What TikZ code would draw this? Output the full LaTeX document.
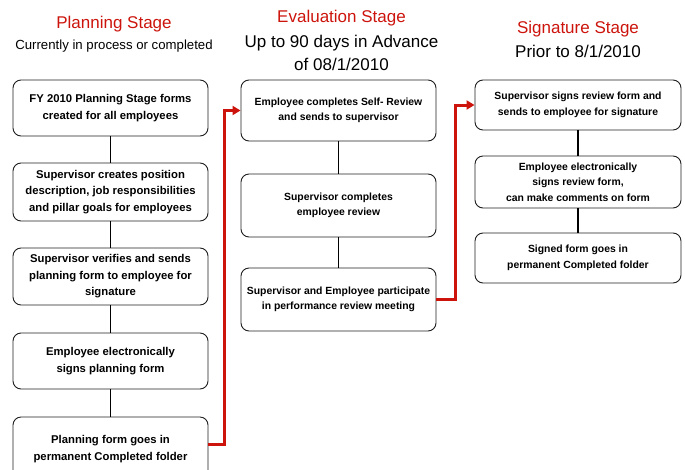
\documentclass[tikz,border=0pt]{standalone}
\usepackage{fontspec}
\setmainfont{Liberation Sans}
\usetikzlibrary{arrows.meta,calc}
\definecolor{stagered}{RGB}{204,20,12}
\definecolor{boxline}{RGB}{30,30,30}
\begin{document}
\begin{tikzpicture}[x=1pt,y=-1pt,
  stepbox/.style={draw=boxline, line width=0.9pt, rounded corners=8pt, align=center, inner sep=0pt},
  colA/.style={stepbox, minimum width=195pt, font=\bfseries\fontsize{11.3}{16.5}\selectfont},
  colB/.style={stepbox, minimum width=195pt, font=\bfseries\fontsize{10.4}{15}\selectfont},
  colC/.style={stepbox, minimum width=206pt, font=\bfseries\fontsize{10.4}{15.5}\selectfont},
  link/.style={draw=black, line width=1.5pt},
  redlink/.style={draw=stagered, line width=3pt, -{Triangle[length=8pt,width=9pt]}},
  stagetitle/.style={text=stagered, font=\fontsize{17}{20}\selectfont, anchor=base, inner sep=0pt},
  stagesub/.style={font=\fontsize{17}{20}\selectfont, anchor=base, inner sep=0pt}
]
\useasboundingbox (0,0) rectangle (685,469);

% titles
\node[stagetitle] (t1) at (114,28.5) {Planning Stage};
\node[stagesub, font=\fontsize{13.2}{16}\selectfont] (s1) at (114,49) {Currently in process or completed};
\node[stagetitle] (t2) at (341.5,22) {Evaluation Stage};
\node[stagesub] (s2) at (341.5,47) {Up to 90 days in Advance};
\node[stagesub] (s2b) at (341.5,70) {of 08/1/2010};
\node[stagetitle] (t3) at (578,33) {Signature Stage};
\node[stagesub] (s3) at (578,57) {Prior to 8/1/2010};

% column 1
\node[colA, minimum height=56pt] (a1) at (110.5,108) {FY 2010 Planning Stage forms\\created for all employees};
\node[colA, minimum height=58pt] (a2) at (110.5,192) {Supervisor creates position\\description, job responsibilities\\and pillar goals for employees};
\node[colA, minimum height=57pt] (a3) at (110.5,276.5) {Supervisor verifies and sends\\planning form to employee for\\signature};
\node[colA, minimum height=56pt] (a4) at (110.5,361) {Employee electronically\\signs planning form};
\node[colA, minimum height=64pt] (a5) at (110.5,449) {Planning form goes in\\permanent Completed folder};

% column 2
\node[colB, minimum height=61pt] (b1) at (338.5,110.5) {Employee completes Self- Review\\and sends to supervisor};
\node[colB, minimum height=63pt] (b2) at (338.5,205.5) {Supervisor completes\\employee review};
\node[colB, minimum height=63pt] (b3) at (338.5,299.5) {Supervisor and Employee participate\\in performance review meeting};

% column 3
\node[colC, minimum height=50pt] (c1) at (578,105) {Supervisor signs review form and\\sends to employee for signature};
\node[colC, minimum height=52pt] (c2) at (578,182) {Employee electronically\\signs review form,\\can make comments on form};
\node[colC, minimum height=50pt] (c3) at (578,258) {Signed form goes in\\permanent Completed folder};

% links
\draw[link] (a1.south) -- (a2.north);
\draw[link] (a2.south) -- (a3.north);
\draw[link] (a3.south) -- (a4.north);
\draw[link] (a4.south) -- (a5.north);
\draw[link] (b1.south) -- (b2.north);
\draw[link] (b2.south) -- (b3.north);
\draw[link] (c1.south) -- (c2.north);
\draw[link] (c2.south) -- (c3.north);

\draw[redlink] ([yshift=5pt]a5.east) -- ++(16,0) |- (b1.west);
\draw[redlink] (b3.east) -- ++(19,0) |- (c1.west);
\end{tikzpicture}
\end{document}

● Goal
Write out every line above exactly as it is, leaving out the pictures.

● Response to this exercise
What TikZ code would draw this? Output the full LaTeX document.
\documentclass[tikz,border=0pt]{standalone}
\usepackage{fontspec}
\setmainfont{Liberation Sans}
\usetikzlibrary{arrows.meta,calc}
\definecolor{stagered}{RGB}{204,20,12}
\definecolor{boxline}{RGB}{30,30,30}
\begin{document}
\begin{tikzpicture}[x=1pt,y=-1pt,
  stepbox/.style={draw=boxline, line width=0.9pt, rounded corners=8pt, align=center, inner sep=0pt},
  colA/.style={stepbox, minimum width=195pt, font=\bfseries\fontsize{11.3}{16.5}\selectfont},
  colB/.style={stepbox, minimum width=195pt, font=\bfseries\fontsize{10.4}{15}\selectfont},
  colC/.style={stepbox, minimum width=206pt, font=\bfseries\fontsize{10.4}{15.5}\selectfont},
  link/.style={draw=black, line width=1.5pt},
  redlink/.style={draw=stagered, line width=3pt, -{Triangle[length=8pt,width=9pt]}},
  stagetitle/.style={text=stagered, font=\fontsize{17}{20}\selectfont, anchor=base, inner sep=0pt},
  stagesub/.style={font=\fontsize{17}{20}\selectfont, anchor=base, inner sep=0pt}
]
\useasboundingbox (0,0) rectangle (685,469);

% titles
\node[stagetitle] (t1) at (114,28.5) {Planning Stage};
\node[stagesub, font=\fontsize{13.2}{16}\selectfont] (s1) at (114,49) {Currently in process or completed};
\node[stagetitle] (t2) at (341.5,22) {Evaluation Stage};
\node[stagesub] (s2) at (341.5,47) {Up to 90 days in Advance};
\node[stagesub] (s2b) at (341.5,70) {of 08/1/2010};
\node[stagetitle] (t3) at (578,33) {Signature Stage};
\node[stagesub] (s3) at (578,57) {Prior to 8/1/2010};

% column 1
\node[colA, minimum height=56pt] (a1) at (110.5,108) {FY 2010 Planning Stage forms\\created for all employees};
\node[colA, minimum height=58pt] (a2) at (110.5,192) {Supervisor creates position\\description, job responsibilities\\and pillar goals for employees};
\node[colA, minimum height=57pt] (a3) at (110.5,276.5) {Supervisor verifies and sends\\planning form to employee for\\signature};
\node[colA, minimum height=56pt] (a4) at (110.5,361) {Employee electronically\\signs planning form};
\node[colA, minimum height=64pt] (a5) at (110.5,449) {Planning form goes in\\permanent Completed folder};

% column 2
\node[colB, minimum height=61pt] (b1) at (338.5,110.5) {Employee completes Self- Review\\and sends to supervisor};
\node[colB, minimum height=63pt] (b2) at (338.5,205.5) {Supervisor completes\\employee review};
\node[colB, minimum height=63pt] (b3) at (338.5,299.5) {Supervisor and Employee participate\\in performance review meeting};

% column 3
\node[colC, minimum height=50pt] (c1) at (578,105) {Supervisor signs review form and\\sends to employee for signature};
\node[colC, minimum height=52pt] (c2) at (578,182) {Employee electronically\\signs review form,\\can make comments on form};
\node[colC, minimum height=50pt] (c3) at (578,258) {Signed form goes in\\permanent Completed folder};

% links
\draw[link] (a1.south) -- (a2.north);
\draw[link] (a2.south) -- (a3.north);
\draw[link] (a3.south) -- (a4.north);
\draw[link] (a4.south) -- (a5.north);
\draw[link] (b1.south) -- (b2.north);
\draw[link] (b2.south) -- (b3.north);
\draw[link] (c1.south) -- (c2.north);
\draw[link] (c2.south) -- (c3.north);

\draw[redlink] ([yshift=5pt]a5.east) -- ++(16,0) |- (b1.west);
\draw[redlink] (b3.east) -- ++(19,0) |- (c1.west);
\end{tikzpicture}
\end{document}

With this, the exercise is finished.